What gets measured gets managed
The roots of the proverb “what gets measured gets managed” can interestingly be traced back to Lord Kelvin, father of the laws of thermodynamics and physics. This wisdom holds true today in the modern data center. From flash, cloud and shared storage, the various resources that architects choose for their infrastructure generally offer quantifiable amounts of performance, capacity, and even networking and are often purchased and managed according to the the boundaries of the specific product.

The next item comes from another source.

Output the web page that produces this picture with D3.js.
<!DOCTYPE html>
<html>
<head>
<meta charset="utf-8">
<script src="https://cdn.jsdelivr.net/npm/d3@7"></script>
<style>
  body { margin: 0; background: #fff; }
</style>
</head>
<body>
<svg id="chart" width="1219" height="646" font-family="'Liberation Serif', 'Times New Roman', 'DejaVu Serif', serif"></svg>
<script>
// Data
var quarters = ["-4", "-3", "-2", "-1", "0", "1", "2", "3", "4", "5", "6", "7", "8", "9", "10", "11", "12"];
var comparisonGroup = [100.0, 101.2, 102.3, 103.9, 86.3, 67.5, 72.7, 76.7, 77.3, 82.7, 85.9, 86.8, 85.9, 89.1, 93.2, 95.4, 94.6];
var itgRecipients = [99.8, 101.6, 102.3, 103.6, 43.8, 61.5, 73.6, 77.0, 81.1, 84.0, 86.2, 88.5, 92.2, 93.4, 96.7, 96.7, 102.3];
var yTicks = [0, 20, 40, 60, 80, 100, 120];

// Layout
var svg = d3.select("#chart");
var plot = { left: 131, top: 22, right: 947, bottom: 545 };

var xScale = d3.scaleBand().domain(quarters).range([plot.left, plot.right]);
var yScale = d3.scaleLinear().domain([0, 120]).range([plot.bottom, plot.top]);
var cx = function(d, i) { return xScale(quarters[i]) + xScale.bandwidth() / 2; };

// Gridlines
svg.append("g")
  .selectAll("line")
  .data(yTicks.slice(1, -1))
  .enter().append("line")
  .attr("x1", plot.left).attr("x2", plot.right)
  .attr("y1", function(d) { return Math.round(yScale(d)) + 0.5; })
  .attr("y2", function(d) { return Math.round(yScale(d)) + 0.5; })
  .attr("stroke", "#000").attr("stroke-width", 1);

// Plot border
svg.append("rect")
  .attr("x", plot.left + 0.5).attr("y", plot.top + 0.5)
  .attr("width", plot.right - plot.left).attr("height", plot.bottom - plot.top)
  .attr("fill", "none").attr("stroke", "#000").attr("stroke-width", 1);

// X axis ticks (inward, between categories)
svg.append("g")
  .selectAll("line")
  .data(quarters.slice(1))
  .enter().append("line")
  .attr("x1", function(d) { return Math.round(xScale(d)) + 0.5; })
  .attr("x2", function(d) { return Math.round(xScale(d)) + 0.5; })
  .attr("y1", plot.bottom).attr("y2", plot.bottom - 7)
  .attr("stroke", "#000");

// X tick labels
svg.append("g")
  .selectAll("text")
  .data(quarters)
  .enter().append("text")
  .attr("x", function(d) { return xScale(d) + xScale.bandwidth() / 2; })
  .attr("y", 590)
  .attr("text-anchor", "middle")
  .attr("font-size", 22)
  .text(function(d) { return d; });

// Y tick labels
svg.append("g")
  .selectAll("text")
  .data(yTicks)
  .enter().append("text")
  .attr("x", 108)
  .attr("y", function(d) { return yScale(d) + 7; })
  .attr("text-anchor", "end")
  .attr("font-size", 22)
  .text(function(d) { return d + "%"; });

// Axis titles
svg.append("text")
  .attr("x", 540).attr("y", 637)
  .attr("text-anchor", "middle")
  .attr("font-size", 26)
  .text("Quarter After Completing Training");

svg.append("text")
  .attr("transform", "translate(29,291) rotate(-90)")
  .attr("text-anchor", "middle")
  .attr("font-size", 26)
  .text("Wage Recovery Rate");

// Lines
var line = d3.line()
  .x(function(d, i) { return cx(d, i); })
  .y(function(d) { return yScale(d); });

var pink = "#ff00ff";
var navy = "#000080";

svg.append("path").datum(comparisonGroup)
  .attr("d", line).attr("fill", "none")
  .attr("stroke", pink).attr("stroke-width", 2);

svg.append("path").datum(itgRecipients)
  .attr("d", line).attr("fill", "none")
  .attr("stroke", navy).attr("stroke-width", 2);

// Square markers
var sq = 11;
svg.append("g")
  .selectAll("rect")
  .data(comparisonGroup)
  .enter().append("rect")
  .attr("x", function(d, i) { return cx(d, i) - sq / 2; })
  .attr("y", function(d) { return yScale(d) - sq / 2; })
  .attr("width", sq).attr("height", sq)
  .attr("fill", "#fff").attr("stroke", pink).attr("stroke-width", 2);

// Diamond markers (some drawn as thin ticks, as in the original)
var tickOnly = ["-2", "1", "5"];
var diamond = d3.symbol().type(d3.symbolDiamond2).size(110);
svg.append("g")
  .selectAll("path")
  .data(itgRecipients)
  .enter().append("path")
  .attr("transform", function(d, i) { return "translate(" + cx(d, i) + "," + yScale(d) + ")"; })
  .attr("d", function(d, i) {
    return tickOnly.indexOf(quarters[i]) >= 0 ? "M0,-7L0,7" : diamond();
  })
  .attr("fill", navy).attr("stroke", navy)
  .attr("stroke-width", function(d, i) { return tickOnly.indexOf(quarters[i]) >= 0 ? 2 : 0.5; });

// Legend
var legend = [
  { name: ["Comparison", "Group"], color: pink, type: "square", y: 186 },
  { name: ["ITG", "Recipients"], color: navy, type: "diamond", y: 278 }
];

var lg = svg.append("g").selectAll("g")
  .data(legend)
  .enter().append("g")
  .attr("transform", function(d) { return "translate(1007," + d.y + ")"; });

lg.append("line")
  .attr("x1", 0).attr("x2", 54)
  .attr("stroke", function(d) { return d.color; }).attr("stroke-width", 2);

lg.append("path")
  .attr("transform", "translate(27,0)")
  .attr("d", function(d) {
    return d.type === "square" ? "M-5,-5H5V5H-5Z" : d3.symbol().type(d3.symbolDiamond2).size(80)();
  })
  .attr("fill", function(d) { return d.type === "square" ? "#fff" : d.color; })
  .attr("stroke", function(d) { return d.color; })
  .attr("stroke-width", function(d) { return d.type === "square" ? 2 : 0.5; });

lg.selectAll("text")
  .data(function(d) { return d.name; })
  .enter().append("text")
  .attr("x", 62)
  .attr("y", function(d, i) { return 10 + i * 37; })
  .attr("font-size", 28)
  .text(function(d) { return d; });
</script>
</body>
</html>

Traditionally, since the pain of data migrations means a storage resource will serve an application throughout its lifetime, IT is forced to choose a resource that can meet expected peak performance and capacity needs. This one-size-fits-all approach keeps applications safe, but it results in significant waste at most enterprises, as well as misalignment between storage capabilities and actual data demands. Hot data that becomes cold takes up valuable capacity on performance storage, forcing IT to keep spending their way out of performance problems.

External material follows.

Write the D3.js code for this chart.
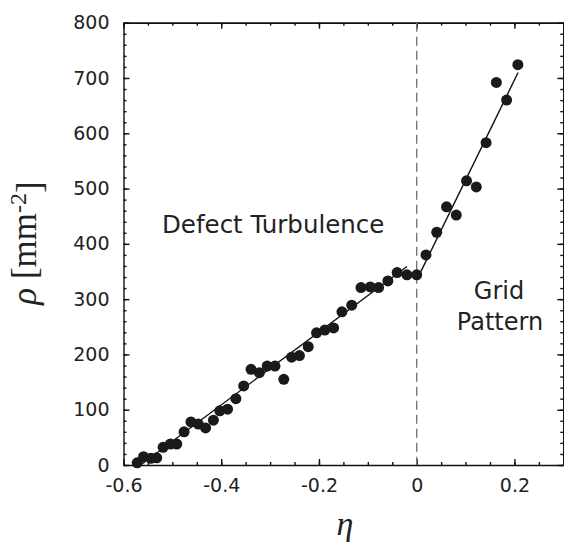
<!DOCTYPE html>
<html>
<head>
<meta charset="utf-8">
<script src="https://cdnjs.cloudflare.com/ajax/libs/d3/7.8.5/d3.min.js"></script>
<style>
    body { margin: 0; background: #fff; }
    .tickLabels text { font-family: "DejaVu Sans", Verdana, sans-serif; font-size: 19px; fill: #222; }
    .axisLine path, .axisLine line { stroke: #111; stroke-width: 1.4px; }
    .regionLabel { font-family: "DejaVu Sans", Verdana, sans-serif; font-size: 24px; fill: #222; }
    .axisTitle { font-family: "Liberation Serif", "Times New Roman", serif; fill: #222; }
</style>
</head>
<body>
<svg id="chart" width="564" height="543"></svg>
<script>
// measured points, eta vs rho
var etaValues = [-0.572, -0.559, -0.544, -0.532, -0.519, -0.504, -0.491, -0.476, -0.462, -0.447,
    -0.432, -0.416, -0.403, -0.387, -0.370, -0.354, -0.339, -0.322, -0.306, -0.290,
    -0.272, -0.256, -0.240, -0.222, -0.205, -0.188, -0.170, -0.153, -0.133, -0.114,
    -0.095, -0.078, -0.059, -0.040, -0.020, 0.000, 0.019, 0.041, 0.061, 0.081,
    0.102, 0.122, 0.142, 0.163, 0.184, 0.207];
var rhoValues = [4, 15, 12, 13, 32, 38, 38, 60, 78, 74,
    67, 81, 98, 101, 120, 143, 173, 167, 179, 179,
    155, 195, 198, 214, 239, 244, 248, 277, 289, 321,
    322, 321, 333, 348, 344, 344, 380, 421, 467, 452,
    514, 503, 583, 692, 660, 724];

// linear fits for the two regimes
var defectFitEta = [-0.565, -0.02];
var defectFitRho = [0, 359];
var gridFitEta = [0.002, 0.2075];
var gridFitRho = [338, 710];

var xTickValues = [-0.6, -0.4, -0.2, 0, 0.2];
var yTickValues = [0, 100, 200, 300, 400, 500, 600, 700, 800];

(function(d3) {

    var frame = { left: 123.5, right: 563.3, top: 22.7, bottom: 465 };

    var svg = d3.select("#chart");

    var x = d3.scaleLinear().domain([-0.6, 0.3]).range([frame.left, frame.right]);
    var y = d3.scaleLinear().domain([0, 800]).range([frame.bottom, frame.top]);

    var xMinor = d3.range(-0.6, 0.301, 0.05);
    var yMinor = d3.range(0, 801, 20);

    // minor ticks first, majors + labels on top
    svg.append("g").attr("class", "axisLine")
        .attr("transform", "translate(0," + frame.bottom + ")")
        .call(d3.axisBottom(x).tickValues(xMinor).tickSizeInner(-3).tickSizeOuter(0).tickFormat(""));
    svg.append("g").attr("class", "axisLine")
        .attr("transform", "translate(0," + frame.top + ")")
        .call(d3.axisTop(x).tickValues(xMinor).tickSizeInner(-3).tickSizeOuter(0).tickFormat(""));
    svg.append("g").attr("class", "axisLine")
        .attr("transform", "translate(" + frame.left + ",0)")
        .call(d3.axisLeft(y).tickValues(yMinor).tickSizeInner(-3).tickSizeOuter(0).tickFormat(""));
    svg.append("g").attr("class", "axisLine")
        .attr("transform", "translate(" + frame.right + ",0)")
        .call(d3.axisRight(y).tickValues(yMinor).tickSizeInner(-3).tickSizeOuter(0).tickFormat(""));

    svg.append("g").attr("class", "axisLine tickLabels")
        .attr("transform", "translate(0," + frame.bottom + ")")
        .call(d3.axisBottom(x).tickValues(xTickValues).tickSizeInner(-6).tickSizeOuter(0)
            .tickPadding(14).tickFormat(function(d) { return String(d); }));
    svg.append("g").attr("class", "axisLine")
        .attr("transform", "translate(0," + frame.top + ")")
        .call(d3.axisTop(x).tickValues(xTickValues).tickSizeInner(-6).tickSizeOuter(0).tickFormat(""));
    svg.append("g").attr("class", "axisLine tickLabels")
        .attr("transform", "translate(" + frame.left + ",0)")
        .call(d3.axisLeft(y).tickValues(yTickValues).tickSizeInner(-6).tickSizeOuter(0)
            .tickPadding(14).tickFormat(function(d) { return String(d); }));
    svg.append("g").attr("class", "axisLine")
        .attr("transform", "translate(" + frame.right + ",0)")
        .call(d3.axisRight(y).tickValues(yTickValues).tickSizeInner(-6).tickSizeOuter(0).tickFormat(""));

    svg.selectAll(".tickLabels .domain").remove();

    // eta = 0 divider
    svg.append("line")
        .attr("x1", x(0)).attr("x2", x(0))
        .attr("y1", y(800)).attr("y2", y(0))
        .attr("stroke", "#777")
        .attr("stroke-width", 1.4)
        .attr("stroke-dasharray", "9,5");

    var fitLine = d3.line()
        .x(function(d) { return x(d[0]); })
        .y(function(d) { return y(d[1]); });

    svg.append("path")
        .datum(d3.zip(defectFitEta, defectFitRho))
        .attr("d", fitLine)
        .attr("fill", "none")
        .attr("stroke", "#111")
        .attr("stroke-width", 1.4);

    svg.append("path")
        .datum(d3.zip(gridFitEta, gridFitRho))
        .attr("d", fitLine)
        .attr("fill", "none")
        .attr("stroke", "#111")
        .attr("stroke-width", 1.4);

    svg.append("g").attr("class", "points")
        .selectAll("circle")
        .data(d3.zip(etaValues, rhoValues))
        .enter()
        .append("circle")
        .attr("cx", function(d) { return x(d[0]); })
        .attr("cy", function(d) { return y(d[1]); })
        .attr("r", 5.5)
        .style("fill", "#1a1a1a");

    // region labels
    svg.append("text").attr("class", "regionLabel")
        .attr("x", 162).attr("y", 233)
        .style("font-size", "24.5px")
        .text("Defect Turbulence");
    svg.append("text").attr("class", "regionLabel")
        .attr("x", 499).attr("y", 299).attr("text-anchor", "middle")
        .text("Grid");
    svg.append("text").attr("class", "regionLabel")
        .attr("x", 500).attr("y", 330).attr("text-anchor", "middle")
        .text("Pattern");

    // axis titles
    var yTitle = svg.append("text").attr("class", "axisTitle")
        .attr("transform", "translate(36,243) rotate(-90)")
        .attr("text-anchor", "middle")
        .style("font-size", "35px");
    yTitle.append("tspan").style("font-style", "italic").text("\u03c1");
    yTitle.append("tspan").text(" [mm");
    yTitle.append("tspan").attr("dy", "-0.42em").style("font-size", "24px").text("-2");
    yTitle.append("tspan").attr("dy", "0.42em").text("]");

    svg.append("text").attr("class", "axisTitle")
        .attr("x", 345).attr("y", 535)
        .attr("text-anchor", "middle")
        .style("font-size", "34px")
        .style("font-style", "italic")
        .text("\u03b7");

})(d3);
</script>
</body>
</html>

This inefficiency points to the limitations of the enterprise technology legacy we’ve inherited from generations past. Since the early days of enterprise computing, there has been an architecturally rigid relationship between applications and storage, which is the root cause of the inefficiency in storage today. But it doesn’t have to be this way any longer.
Making omelets to automate storage efficiency
Similar to how you have to break a few eggs to make an omelet, getting past this inefficiency requires some separation and some new connections. By separating the metadata path from the data path through virtualization, it is now possible to attach different types of storage into a global namespace. A metadata engine manages these two paths separately, and it can understand the attributes of the different types of storage in the system. With this knowledge and ability, a metadata engine can then automatically move data to the storage resource that meets IT’s defined objectives for data down to the file level.
By assigning objectives to data, defining attributes such as how many IOPS or how much redundancy is needed (at a file level), or the maximum storage cost a dataset can consume, data management software can automatically match data to a corresponding storage resource.
More ease, less effort
Once IT has the ability to manage data by objectives, IT can easily set requirements for data that ensure service-level objectives are continually met. Objectives can then be changed in a few clicks, with data automatically moving, if needed, to maintain service-level compliance when requirements change. IT can even offer a catalog of objectives to users, who can then pay accordingly for Platinum, Gold, Silver or Bronze level services, as an example.
Objective-based management also makes it easy to ensure newly added resources are used most effectively. When a new storage resource is added to the global namespace, files that meet the criteria of the newly added resource can automatically be load-balanced to the new system, whether it is on premises or in the cloud. This intelligence finally takes the pain out of data migrations and upgrades, and it even extends the life of existing storage systems that can continue to serve data that doesn’t need the fastest, newest, highest performance flash system.
As data continues to proliferate at every enterprise, objectives deliver unprecedented agility for IT. Automation and efficiency are critical for keeping IT a step ahead of the next application challenge, and objective-based management is rapidly becoming a key asset for petabyte-scale enterprises.